Break the silos down

With cash on balance sheets sitting moribund, treasurers are under pressure to offset the erosion in value from inflation by finding a suitable investment.

Yet the flight to quality means that the returns from traditional safe havens such as German bunds are negligible, while most board-approved treasury policies rule out resorting to riskier investments offering higher yields.

The problem isn’t made any easier by periodic cost-cutting initiatives undertaken by many companies to maintain profitability and sustain credit ratings and investor sentiment.

With the low-hanging fruit long ago identified and taken, squeezing out costs further is an increasingly painful process that, too often, involves laying off staff, bearing down on suppliers, cutting back on activities such as R&D and re-engineering processes.

Resulting gains prove only temporary as, rather like a leaky bucket, €20m of cost savings is swallowed by the same amount or more lost to inflation and impacting on cash balances. At the same time, the potential for further cost savings without inflicting real damage on the business is dwindling.

Treasury has always focused on the impact on cash flows and debt from initiatives such as repricing and continues to do so, but current stockpiling of cash for such a prolonged period and to such an extent is unprecedented and demands a fresh approach.
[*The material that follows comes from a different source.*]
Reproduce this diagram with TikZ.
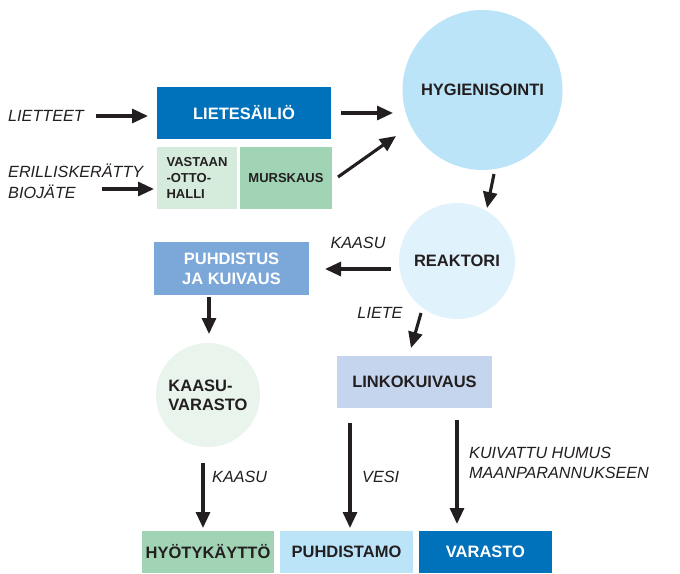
\documentclass[tikz,border=0pt]{standalone}
\usepackage{fontspec}
\setmainfont{Liberation Sans}
\usetikzlibrary{arrows.meta}
\definecolor{dblue}{HTML}{0072BC}
\definecolor{mblue}{HTML}{7BA7D9}
\definecolor{lblue}{HTML}{C5D5EE}
\definecolor{sky}{HTML}{BBE4F8}
\definecolor{palesky}{HTML}{E0F2FC}
\definecolor{mgreen}{HTML}{A0D4B4}
\definecolor{lgreen}{HTML}{D5ECDD}
\definecolor{palegreen}{HTML}{E8F4EC}
\definecolor{ink}{HTML}{231F20}
\tikzset{
  box/.style={rectangle, inner sep=0pt, text=ink, font=\bfseries\fontsize{16.5}{20}\selectfont, align=center},
  smallbox/.style={box, font=\bfseries\fontsize{13}{16}\selectfont},
  circ/.style={circle, inner sep=0pt, text=ink, font=\bfseries\fontsize{16.5}{19}\selectfont, align=center},
  lbl/.style={inner sep=0pt, text=ink, font=\itshape\fontsize{16.2}{20.5}\selectfont, align=left},
  flow/.style={draw=ink, line width=3.1pt, -{Triangle[length=16pt,width=14pt]}},
}
\begin{document}
\begin{tikzpicture}[x=1pt,y=-1pt]
\useasboundingbox[fill=white] (0,0) rectangle (680,573);
% boxes
\node[box, fill=dblue, text=white, minimum width=174pt, minimum height=52pt] (lietesailio) at (244,113) {LIETES\"AILI\"O};
\node[smallbox, fill=lgreen, minimum width=80pt, minimum height=62pt, align=left] (vastaanotto) at (197,178) {VASTAAN\\-OTTO-\\HALLI};
\node[smallbox, fill=mgreen, minimum width=92pt, minimum height=62pt] (murskaus) at (286,178) {MURSKAUS};
\node[box, fill=mblue, text=white, minimum width=155pt, minimum height=53pt] (puhdistus) at (231.5,268.5) {PUHDISTUS\\JA KUIVAUS};
\node[box, fill=lblue, minimum width=155pt, minimum height=52pt] (linko) at (414.5,382) {LINKOKUIVAUS};
\node[box, fill=mgreen, minimum width=132pt, minimum height=42pt] (hyoty) at (208,552) {HY\"OTYK\"AYTT\"O};
\node[box, fill=sky, minimum width=133pt, minimum height=42pt] (puhdistamo) at (346.5,552) {PUHDISTAMO};
\node[box, fill=dblue, text=white, minimum width=133pt, minimum height=42pt] (varasto) at (485.5,552) {VARASTO};
% circles
\node[circ, fill=sky, minimum size=160pt] (hyg) at (482.5,90) {HYGIENISOINTI};
\node[circ, fill=palesky, minimum size=116pt] (reaktori) at (457,261) {REAKTORI};
\node[circ, fill=palegreen, minimum size=104pt, align=left] (kvarasto) at (208,395) {KAASU-\\VARASTO};
% labels
\node[lbl, anchor=west] (liettet) at (8,116) {LIETTEET};
\node[lbl, anchor=west] (bio) at (8,181.5) {ERILLISKER\"ATTY\\BIOJ\"ATE};
\node[lbl] (kaasu1) at (358,243) {KAASU};
\node[lbl] (liete) at (380,313) {LIETE};
\node[lbl, anchor=west] (kaasu2) at (212,477) {KAASU};
\node[lbl, anchor=west] (vesi) at (362,477) {VESI};
\node[lbl, anchor=west] (humus) at (469,463) {KUIVATTU HUMUS\\MAANPARANNUKSEEN};
% arrow end points
\coordinate (a1s) at (96,116);  \coordinate (a1e) at (148,116);
\coordinate (a2s) at (102,189); \coordinate (a2e) at (154,189);
\coordinate (a3s) at (341,113); \coordinate (a3e) at (393,113);
\coordinate (a4s) at (338,177); \coordinate (a4e) at (396,136);
\coordinate (a5s) at (494,174); \coordinate (a5e) at (487,208);
\coordinate (a6s) at (391,269); \coordinate (a6e) at (325,269);
\coordinate (a7s) at (209,297); \coordinate (a7e) at (209,334);
\coordinate (a8s) at (421,313); \coordinate (a8e) at (411,348);
\coordinate (a9s) at (203,463); \coordinate (a9e) at (203,528);
\coordinate (a10s) at (350,423); \coordinate (a10e) at (350,528);
\coordinate (a11s) at (457,420); \coordinate (a11e) at (457,524);
\foreach \i in {1,...,11} {\draw[flow] (a\i s) -- (a\i e);}
\end{tikzpicture}
\end{document}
“Treasury is leaking value, but too often the procurement side of the business doesn’t really understand what treasury does,” says Burns.

“Connecting the dots between treasury, procurement and finance is essential if they are to recognise their shared problem – there needs to be regular conversation between the departments to address it effectively. Smart organisations attempt to break the silos down, which requires individuals within the organisation with an ability to draw people together and work towards changing things.”

Solutions such as dynamic discounting assist these efforts and enable the benefits to be spread across the organisation.

In today’s environment such solutions have moved from being a ‘nice-to-have’ in treasury’s toolkit to a necessity, offsetting many of the inflationary costs by using cash for a defined yield or margin improvement.

Rather than a temporary patch on treasury’s leaky bucket, they offer a better approach – one that senior executives and management are waking up to as the inflationary impact gains greater visibility at board level.